## DATA
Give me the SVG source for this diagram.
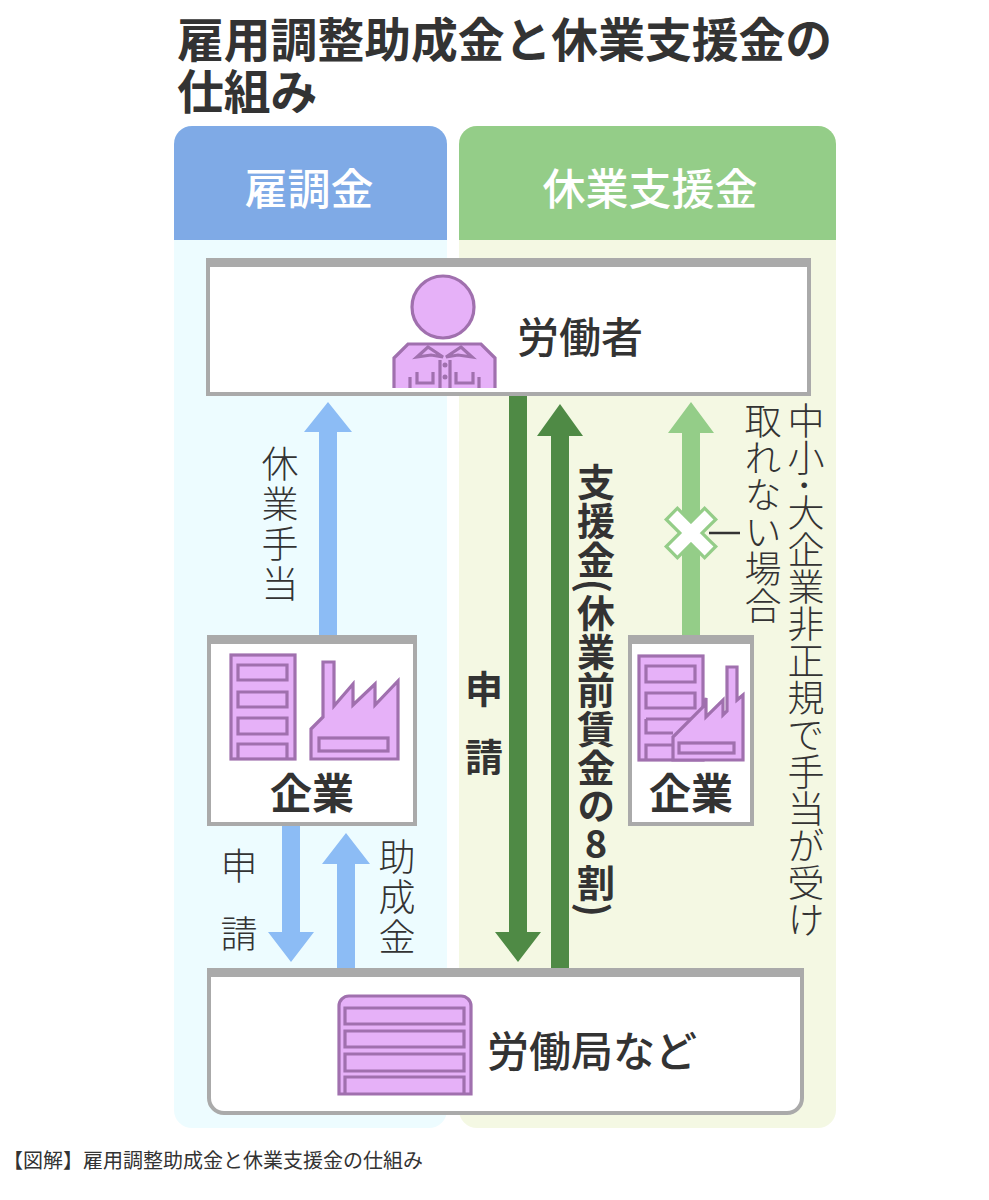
<svg xmlns="http://www.w3.org/2000/svg" width="989" height="1200" viewBox="0 0 989 1200">
<style>
text{font-family:"Noto Sans CJK JP","Noto Sans",sans-serif;fill:#333}
.title{font-size:46.8px;font-weight:700}
.head{font-size:43px;font-weight:500;fill:#fff;text-anchor:middle}
.big{font-size:42px;font-weight:500;text-anchor:middle}
.co{font-size:42px;font-weight:600;text-anchor:middle}
.lab{font-size:37px;font-weight:300;text-anchor:middle}
.bold{font-size:38px;font-weight:700;text-anchor:middle}
.v{writing-mode:vertical-rl;text-anchor:start}
.box{fill:#fff;stroke:#aaa;stroke-width:4}
.bar{fill:#aaa}
.ic{fill:#e6b1f8;stroke:#a070ae;stroke-width:3.2}
.in{fill:none;stroke:#a070ae;stroke-width:3.2}
</style>
<rect width="989" height="1200" fill="#fff"/>
<g id="panels">
<rect x="174" y="126" width="273" height="1002" rx="18" fill="#edfcff"/>
<rect x="459" y="126" width="377" height="1002" rx="18" fill="#f4f8e3"/>
<path d="M174 240V144a18 18 0 0 1 18-18H429a18 18 0 0 1 18 18V240Z" fill="#7faae6"/>
<path d="M459 240V144a18 18 0 0 1 18-18H818a18 18 0 0 1 18 18V240Z" fill="#94cd88"/>
<text class="head" x="309" y="205">雇調金</text>
<text class="head" x="650" y="205">休業支援金</text>
</g>
<g id="connectors">
<path d="M319 636V432H304L328 402L352 432H337V636Z" fill="#8cbcf5"/>
<path d="M282 825V932H268L291 962L314 932H300V825Z" fill="#8cbcf5"/>
<path d="M337 970V864H322L346 833L370 864H355V970Z" fill="#8cbcf5"/>
<path d="M509 395V932H495L518 962L541 932H527V395Z" fill="#4f8a45"/>
<path d="M551 970V436H537L560 404L583 436H569V970Z" fill="#4f8a45"/>
<path d="M682 636V433H668L691 402L714 433H700V636Z" fill="#94cd88"/>
<path d="M709 533H740" stroke="#333" stroke-width="2.5" fill="none"/>
<path d="M677.4 519.4L704.6 546.6M704.6 519.4L677.4 546.6" stroke="#94cd88" stroke-width="19" stroke-linecap="square" fill="none"/>
<path d="M677.4 519.4L704.6 546.6M704.6 519.4L677.4 546.6" stroke="#fff" stroke-width="12.5" stroke-linecap="square" fill="none"/>
</g>
<g id="worker">
<rect class="box" x="208" y="260" width="601" height="134"/>
<rect class="bar" x="206" y="258" width="605" height="9"/>
<circle class="ic" cx="443" cy="307" r="31"/>
<path d="M394 388V358L408 344H481L495 358V388Z" fill="#e6b1f8"/>
<path class="in" d="M394 388V358L408 344H481L495 358V388"/>
<path class="in" d="M417 357L428 347L443 357L431 355ZM472 357L461 347L446 357L458 355ZM440 360V388M450 360V388M410 388V377M479 388V377M417 372V383H433V372M456 372V383H473V372"/>
<circle cx="445" cy="365" r="2.5" fill="#a070ae"/>
<circle cx="445" cy="377" r="2.5" fill="#a070ae"/>
<text class="big" x="580" y="353">労働者</text>
</g>
<g id="company-left">
<rect class="box" x="209" y="637" width="206" height="187"/>
<rect class="bar" x="207" y="635" width="210" height="9"/>
<rect class="ic" x="231" y="655" width="64" height="104"/>
<path class="in" d="M238 665H287V680H238ZM238 692H287V707H238ZM238 718H287V734H238ZM238 759V744H287V759"/>
<path class="ic" d="M323 662H334V706L353 684V705L375 684V705L398 681V759H311V729L323 717Z"/>
<rect class="in" x="319" y="738" width="69" height="13"/>
<text class="co" x="312" y="809">企業</text>
</g>
<g id="company-right">
<rect class="box" x="630" y="637" width="122" height="187"/>
<rect class="bar" x="628" y="635" width="126" height="9"/>
<rect class="ic" x="639" y="656" width="64" height="104"/>
<path class="in" d="M646 666H695V682H646ZM646 693H695V708H646ZM646 719H695M646 719V733H673M646 760V745H673"/>
<path class="ic" d="M673 760V737L703 707L706 698V717L723 700V715L727 711V667H737V700L743 695V760Z"/>
<rect class="in" x="679" y="743" width="55" height="10"/>
<text class="co" x="691" y="809">企業</text>
</g>
<g id="bureau">
<path class="box" d="M209 971H802V1098a15 15 0 0 1-15 15H224a15 15 0 0 1-15-15Z"/>
<rect class="bar" x="207" y="968" width="597" height="9"/>
<path class="ic" d="M339 1094V1006a10 10 0 0 1 10-10H461a10 10 0 0 1 10 10V1094Z"/>
<path class="in" d="M345 1008H464V1024H345ZM345 1031H464V1047H345ZM345 1054H464V1071H345ZM345 1094V1077H464V1094"/>
<text class="big" x="592" y="1067">労働局など</text>
</g>
<g id="labels">
<text class="title"><tspan x="177" y="56.5">雇用調整助成金と休業支援金の</tspan><tspan x="177" y="109">仕組み</tspan></text>
<text class="lab v" x="280" y="445" style="letter-spacing:3px">休業手当</text>
<text class="lab" x="239" y="880">申</text>
<text class="lab" x="239" y="948">請</text>
<text class="lab v" x="397" y="838" style="letter-spacing:3px">助成金</text>
<text class="bold" x="484" y="703">申</text>
<text class="bold" x="484" y="771">請</text>
<text class="bold v" x="596" y="463" style="letter-spacing:.6px">支援金(休業前賃金の<tspan style="text-orientation:upright">8</tspan>割)</text>
<text class="lab v" x="806" y="402">中小･大企業非正規で手当が受け</text>
<text class="lab v" x="763" y="402">取れない場合</text>
<text x="3" y="1168" style="font-size:20px">【図解】雇用調整助成金と休業支援金の仕組み</text>
</g>
</svg>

## INSTRUCTION
Write the full listing out again with every line unchanged, but include no pictures.

## THE RESULT
Give me the SVG source for this diagram.
<svg xmlns="http://www.w3.org/2000/svg" width="989" height="1200" viewBox="0 0 989 1200">
<style>
text{font-family:"Noto Sans CJK JP","Noto Sans",sans-serif;fill:#333}
.title{font-size:46.8px;font-weight:700}
.head{font-size:43px;font-weight:500;fill:#fff;text-anchor:middle}
.big{font-size:42px;font-weight:500;text-anchor:middle}
.co{font-size:42px;font-weight:600;text-anchor:middle}
.lab{font-size:37px;font-weight:300;text-anchor:middle}
.bold{font-size:38px;font-weight:700;text-anchor:middle}
.v{writing-mode:vertical-rl;text-anchor:start}
.box{fill:#fff;stroke:#aaa;stroke-width:4}
.bar{fill:#aaa}
.ic{fill:#e6b1f8;stroke:#a070ae;stroke-width:3.2}
.in{fill:none;stroke:#a070ae;stroke-width:3.2}
</style>
<rect width="989" height="1200" fill="#fff"/>
<g id="panels">
<rect x="174" y="126" width="273" height="1002" rx="18" fill="#edfcff"/>
<rect x="459" y="126" width="377" height="1002" rx="18" fill="#f4f8e3"/>
<path d="M174 240V144a18 18 0 0 1 18-18H429a18 18 0 0 1 18 18V240Z" fill="#7faae6"/>
<path d="M459 240V144a18 18 0 0 1 18-18H818a18 18 0 0 1 18 18V240Z" fill="#94cd88"/>
<text class="head" x="309" y="205">雇調金</text>
<text class="head" x="650" y="205">休業支援金</text>
</g>
<g id="connectors">
<path d="M319 636V432H304L328 402L352 432H337V636Z" fill="#8cbcf5"/>
<path d="M282 825V932H268L291 962L314 932H300V825Z" fill="#8cbcf5"/>
<path d="M337 970V864H322L346 833L370 864H355V970Z" fill="#8cbcf5"/>
<path d="M509 395V932H495L518 962L541 932H527V395Z" fill="#4f8a45"/>
<path d="M551 970V436H537L560 404L583 436H569V970Z" fill="#4f8a45"/>
<path d="M682 636V433H668L691 402L714 433H700V636Z" fill="#94cd88"/>
<path d="M709 533H740" stroke="#333" stroke-width="2.5" fill="none"/>
<path d="M677.4 519.4L704.6 546.6M704.6 519.4L677.4 546.6" stroke="#94cd88" stroke-width="19" stroke-linecap="square" fill="none"/>
<path d="M677.4 519.4L704.6 546.6M704.6 519.4L677.4 546.6" stroke="#fff" stroke-width="12.5" stroke-linecap="square" fill="none"/>
</g>
<g id="worker">
<rect class="box" x="208" y="260" width="601" height="134"/>
<rect class="bar" x="206" y="258" width="605" height="9"/>
<circle class="ic" cx="443" cy="307" r="31"/>
<path d="M394 388V358L408 344H481L495 358V388Z" fill="#e6b1f8"/>
<path class="in" d="M394 388V358L408 344H481L495 358V388"/>
<path class="in" d="M417 357L428 347L443 357L431 355ZM472 357L461 347L446 357L458 355ZM440 360V388M450 360V388M410 388V377M479 388V377M417 372V383H433V372M456 372V383H473V372"/>
<circle cx="445" cy="365" r="2.5" fill="#a070ae"/>
<circle cx="445" cy="377" r="2.5" fill="#a070ae"/>
<text class="big" x="580" y="353">労働者</text>
</g>
<g id="company-left">
<rect class="box" x="209" y="637" width="206" height="187"/>
<rect class="bar" x="207" y="635" width="210" height="9"/>
<rect class="ic" x="231" y="655" width="64" height="104"/>
<path class="in" d="M238 665H287V680H238ZM238 692H287V707H238ZM238 718H287V734H238ZM238 759V744H287V759"/>
<path class="ic" d="M323 662H334V706L353 684V705L375 684V705L398 681V759H311V729L323 717Z"/>
<rect class="in" x="319" y="738" width="69" height="13"/>
<text class="co" x="312" y="809">企業</text>
</g>
<g id="company-right">
<rect class="box" x="630" y="637" width="122" height="187"/>
<rect class="bar" x="628" y="635" width="126" height="9"/>
<rect class="ic" x="639" y="656" width="64" height="104"/>
<path class="in" d="M646 666H695V682H646ZM646 693H695V708H646ZM646 719H695M646 719V733H673M646 760V745H673"/>
<path class="ic" d="M673 760V737L703 707L706 698V717L723 700V715L727 711V667H737V700L743 695V760Z"/>
<rect class="in" x="679" y="743" width="55" height="10"/>
<text class="co" x="691" y="809">企業</text>
</g>
<g id="bureau">
<path class="box" d="M209 971H802V1098a15 15 0 0 1-15 15H224a15 15 0 0 1-15-15Z"/>
<rect class="bar" x="207" y="968" width="597" height="9"/>
<path class="ic" d="M339 1094V1006a10 10 0 0 1 10-10H461a10 10 0 0 1 10 10V1094Z"/>
<path class="in" d="M345 1008H464V1024H345ZM345 1031H464V1047H345ZM345 1054H464V1071H345ZM345 1094V1077H464V1094"/>
<text class="big" x="592" y="1067">労働局など</text>
</g>
<g id="labels">
<text class="title"><tspan x="177" y="56.5">雇用調整助成金と休業支援金の</tspan><tspan x="177" y="109">仕組み</tspan></text>
<text class="lab v" x="280" y="445" style="letter-spacing:3px">休業手当</text>
<text class="lab" x="239" y="880">申</text>
<text class="lab" x="239" y="948">請</text>
<text class="lab v" x="397" y="838" style="letter-spacing:3px">助成金</text>
<text class="bold" x="484" y="703">申</text>
<text class="bold" x="484" y="771">請</text>
<text class="bold v" x="596" y="463" style="letter-spacing:.6px">支援金(休業前賃金の<tspan style="text-orientation:upright">8</tspan>割)</text>
<text class="lab v" x="806" y="402">中小･大企業非正規で手当が受け</text>
<text class="lab v" x="763" y="402">取れない場合</text>
<text x="3" y="1168" style="font-size:20px">【図解】雇用調整助成金と休業支援金の仕組み</text>
</g>
</svg>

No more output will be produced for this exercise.